- Work required
Give every line back verbatim, dropping all images.

- Given information
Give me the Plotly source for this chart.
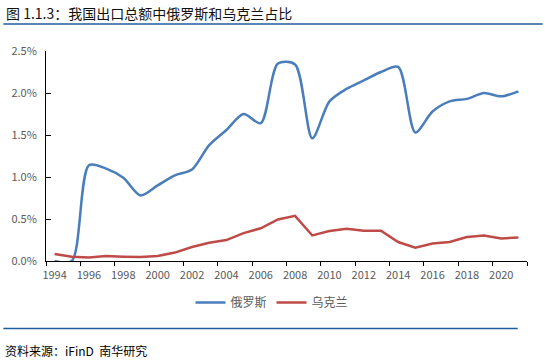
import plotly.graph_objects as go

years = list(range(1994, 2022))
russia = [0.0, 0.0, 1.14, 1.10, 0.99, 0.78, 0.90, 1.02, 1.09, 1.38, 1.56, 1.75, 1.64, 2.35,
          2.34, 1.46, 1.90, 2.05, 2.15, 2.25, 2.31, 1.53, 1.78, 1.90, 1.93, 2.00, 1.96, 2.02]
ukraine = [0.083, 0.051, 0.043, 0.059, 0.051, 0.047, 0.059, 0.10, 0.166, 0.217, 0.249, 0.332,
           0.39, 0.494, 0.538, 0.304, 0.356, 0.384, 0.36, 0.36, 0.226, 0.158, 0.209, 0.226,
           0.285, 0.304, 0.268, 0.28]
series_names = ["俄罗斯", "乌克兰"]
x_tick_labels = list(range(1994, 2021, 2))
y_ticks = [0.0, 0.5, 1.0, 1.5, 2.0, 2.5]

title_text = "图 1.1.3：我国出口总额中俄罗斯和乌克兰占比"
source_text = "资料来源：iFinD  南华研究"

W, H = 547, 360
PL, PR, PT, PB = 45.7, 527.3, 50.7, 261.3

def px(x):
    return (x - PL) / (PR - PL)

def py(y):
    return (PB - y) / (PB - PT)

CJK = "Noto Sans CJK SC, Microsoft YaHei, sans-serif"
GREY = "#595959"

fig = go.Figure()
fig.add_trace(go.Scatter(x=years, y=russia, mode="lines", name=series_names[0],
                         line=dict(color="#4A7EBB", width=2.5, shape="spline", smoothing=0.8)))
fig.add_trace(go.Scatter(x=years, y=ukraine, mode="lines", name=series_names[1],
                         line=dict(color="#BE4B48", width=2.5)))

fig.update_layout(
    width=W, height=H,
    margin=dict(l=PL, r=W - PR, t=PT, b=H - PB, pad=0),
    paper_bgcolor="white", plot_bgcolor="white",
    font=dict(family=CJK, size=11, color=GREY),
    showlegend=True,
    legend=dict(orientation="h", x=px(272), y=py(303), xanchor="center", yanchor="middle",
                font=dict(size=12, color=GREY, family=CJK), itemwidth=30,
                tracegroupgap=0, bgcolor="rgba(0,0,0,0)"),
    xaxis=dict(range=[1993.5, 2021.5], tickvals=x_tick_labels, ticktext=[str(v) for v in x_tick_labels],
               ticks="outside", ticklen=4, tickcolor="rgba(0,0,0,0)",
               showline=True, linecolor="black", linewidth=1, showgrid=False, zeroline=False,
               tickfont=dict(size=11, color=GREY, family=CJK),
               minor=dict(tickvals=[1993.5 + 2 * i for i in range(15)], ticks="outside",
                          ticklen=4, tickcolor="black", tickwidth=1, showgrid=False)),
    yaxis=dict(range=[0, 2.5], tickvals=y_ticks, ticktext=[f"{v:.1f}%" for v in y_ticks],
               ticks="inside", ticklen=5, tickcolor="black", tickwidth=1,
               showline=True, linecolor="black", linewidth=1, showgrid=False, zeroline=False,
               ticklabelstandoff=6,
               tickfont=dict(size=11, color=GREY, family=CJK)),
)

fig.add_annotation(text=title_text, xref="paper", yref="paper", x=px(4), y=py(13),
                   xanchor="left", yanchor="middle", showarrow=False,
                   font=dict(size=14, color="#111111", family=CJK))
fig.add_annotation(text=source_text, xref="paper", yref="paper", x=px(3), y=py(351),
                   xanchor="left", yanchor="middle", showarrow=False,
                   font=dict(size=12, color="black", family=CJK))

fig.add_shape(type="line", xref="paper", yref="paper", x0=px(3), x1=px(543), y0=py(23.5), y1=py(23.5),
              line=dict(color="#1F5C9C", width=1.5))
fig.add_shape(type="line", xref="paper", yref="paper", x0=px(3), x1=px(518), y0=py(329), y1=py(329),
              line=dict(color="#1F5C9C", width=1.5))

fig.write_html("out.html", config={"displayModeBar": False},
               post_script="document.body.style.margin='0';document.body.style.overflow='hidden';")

- Result
Give me the Plotly source for this chart.
import plotly.graph_objects as go

years = list(range(1994, 2022))
russia = [0.0, 0.0, 1.14, 1.10, 0.99, 0.78, 0.90, 1.02, 1.09, 1.38, 1.56, 1.75, 1.64, 2.35,
          2.34, 1.46, 1.90, 2.05, 2.15, 2.25, 2.31, 1.53, 1.78, 1.90, 1.93, 2.00, 1.96, 2.02]
ukraine = [0.083, 0.051, 0.043, 0.059, 0.051, 0.047, 0.059, 0.10, 0.166, 0.217, 0.249, 0.332,
           0.39, 0.494, 0.538, 0.304, 0.356, 0.384, 0.36, 0.36, 0.226, 0.158, 0.209, 0.226,
           0.285, 0.304, 0.268, 0.28]
series_names = ["俄罗斯", "乌克兰"]
x_tick_labels = list(range(1994, 2021, 2))
y_ticks = [0.0, 0.5, 1.0, 1.5, 2.0, 2.5]

title_text = "图 1.1.3：我国出口总额中俄罗斯和乌克兰占比"
source_text = "资料来源：iFinD  南华研究"

W, H = 547, 360
PL, PR, PT, PB = 45.7, 527.3, 50.7, 261.3

def px(x):
    return (x - PL) / (PR - PL)

def py(y):
    return (PB - y) / (PB - PT)

CJK = "Noto Sans CJK SC, Microsoft YaHei, sans-serif"
GREY = "#595959"

fig = go.Figure()
fig.add_trace(go.Scatter(x=years, y=russia, mode="lines", name=series_names[0],
                         line=dict(color="#4A7EBB", width=2.5, shape="spline", smoothing=0.8)))
fig.add_trace(go.Scatter(x=years, y=ukraine, mode="lines", name=series_names[1],
                         line=dict(color="#BE4B48", width=2.5)))

fig.update_layout(
    width=W, height=H,
    margin=dict(l=PL, r=W - PR, t=PT, b=H - PB, pad=0),
    paper_bgcolor="white", plot_bgcolor="white",
    font=dict(family=CJK, size=11, color=GREY),
    showlegend=True,
    legend=dict(orientation="h", x=px(272), y=py(303), xanchor="center", yanchor="middle",
                font=dict(size=12, color=GREY, family=CJK), itemwidth=30,
                tracegroupgap=0, bgcolor="rgba(0,0,0,0)"),
    xaxis=dict(range=[1993.5, 2021.5], tickvals=x_tick_labels, ticktext=[str(v) for v in x_tick_labels],
               ticks="outside", ticklen=4, tickcolor="rgba(0,0,0,0)",
               showline=True, linecolor="black", linewidth=1, showgrid=False, zeroline=False,
               tickfont=dict(size=11, color=GREY, family=CJK),
               minor=dict(tickvals=[1993.5 + 2 * i for i in range(15)], ticks="outside",
                          ticklen=4, tickcolor="black", tickwidth=1, showgrid=False)),
    yaxis=dict(range=[0, 2.5], tickvals=y_ticks, ticktext=[f"{v:.1f}%" for v in y_ticks],
               ticks="inside", ticklen=5, tickcolor="black", tickwidth=1,
               showline=True, linecolor="black", linewidth=1, showgrid=False, zeroline=False,
               ticklabelstandoff=6,
               tickfont=dict(size=11, color=GREY, family=CJK)),
)

fig.add_annotation(text=title_text, xref="paper", yref="paper", x=px(4), y=py(13),
                   xanchor="left", yanchor="middle", showarrow=False,
                   font=dict(size=14, color="#111111", family=CJK))
fig.add_annotation(text=source_text, xref="paper", yref="paper", x=px(3), y=py(351),
                   xanchor="left", yanchor="middle", showarrow=False,
                   font=dict(size=12, color="black", family=CJK))

fig.add_shape(type="line", xref="paper", yref="paper", x0=px(3), x1=px(543), y0=py(23.5), y1=py(23.5),
              line=dict(color="#1F5C9C", width=1.5))
fig.add_shape(type="line", xref="paper", yref="paper", x0=px(3), x1=px(518), y0=py(329), y1=py(329),
              line=dict(color="#1F5C9C", width=1.5))

fig.write_html("out.html", config={"displayModeBar": False},
               post_script="document.body.style.margin='0';document.body.style.overflow='hidden';")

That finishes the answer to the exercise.